Mrs. Dalloway
Mrs. Dalloway
Book for:
June 2023 Group 4
March 2018 Group 1
On a perfect June morning, Clarissa Dalloway – fashionable, worldly, wealthy, an accomplished hostess – sets off to buy flowers for the party she will host that evening. She is preoccupied with thoughts of the present and memories of the past, and from her interior monologue emerge the people who have touched her life. On the same day, Septimus Warren Smith, a shell-shocked survivor of the Great War, commits suicide, and casual mention of his death at the party provokes in Clarissa thoughts of her own isolation and loneliness.

Bold and experimental, Virginia Woolf's Mrs Dalloway is a landmark in twentieth-century fiction and a book that gets better and better with every reading.
About the Author
Virginia Woolf
Adeline Virginia Woolf (1882 – 1941) was an English writer who is considered one of the foremost modernists of the twentieth century, and a pioneer in the use of stream of consciousness as a narrative device. Born in an affluent household in Kensington, London, she attended the King's College London and was acquainted with the early reformers of women's higher education. Woolf began writing professionally in 1900.

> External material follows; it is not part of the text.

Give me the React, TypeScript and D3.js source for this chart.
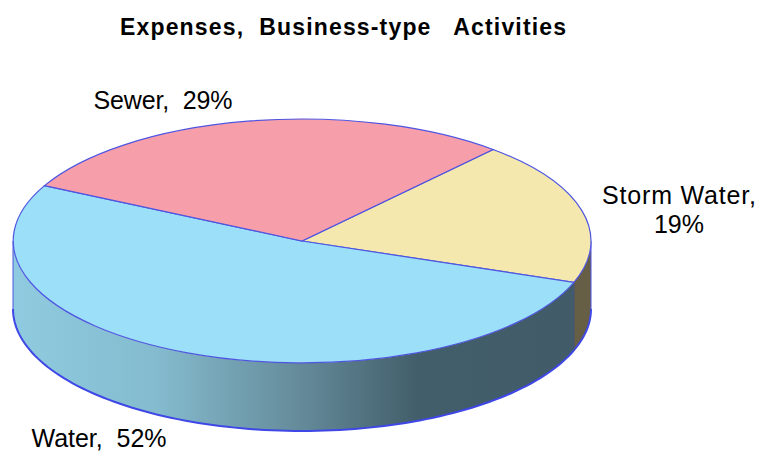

During the interwar period, Woolf was a significant figure in London literary society and a central figure in the influential Bloomsbury Group of intellectuals. She published her first novel The Voyage Out in 1915, through the Hogarth Press, a publishing house that she established with her husband, Leonard Woolf. Her best-known works include the novels Mrs Dalloway (1925), To the Lighthouse (1927) and Orlando (1928), and the book-length essay "A Room of One's Own" (1929).